Point cooling advances for hot ICs
By Ron Wilson, Executive Editor -- EDN, March 5, 2009
Engineers have for years been suggesting using thermoelectric films to cool hot ICs because the films develop a temperature difference between their surfaces when you apply a voltage across them. The problems of getting the film next to the IC, establishing a good thermal connection, and packaging the whole thing in a way that allows the heat to escape have often defeated the undertaking, however. Also, in SOCs (systems on chips) and advanced microprocessors, heat often concentrates in small local areas of the die, so that uniformly cooling the die may be ineffective.

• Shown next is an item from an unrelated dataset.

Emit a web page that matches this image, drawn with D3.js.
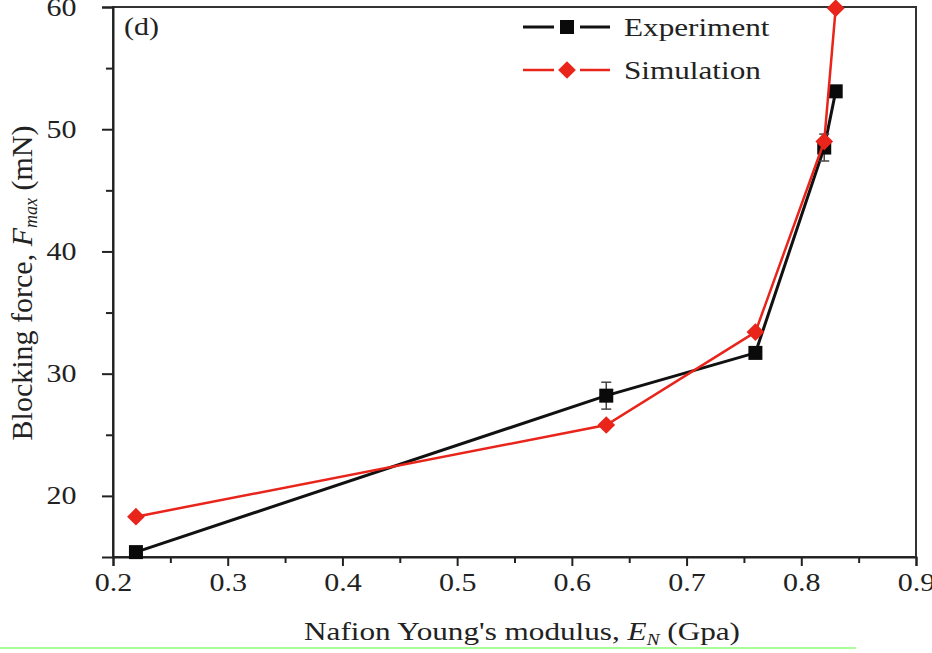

Now, researchers from Intel, Nextreme Thermal Solutions, and RTI International have announced a successful experiment in spot cooling using a bismuth-tellurium-antimony-selenium film. The researchers developed the superlattice film using nanoscale layers of the materials. Attaching the film to the backside of a die, apparently directly under a hot spot in the circuitry, the team was able to then package the assembly in a way that conducted the heat from the film to a conventional heat spreader on top of the package.
The completed assembly was able to cool a 1300W/cm² hot spot by as much as 15°C. The team claims that this experiment is the first successful demonstration of a viable chip-scale-refrigeration technology.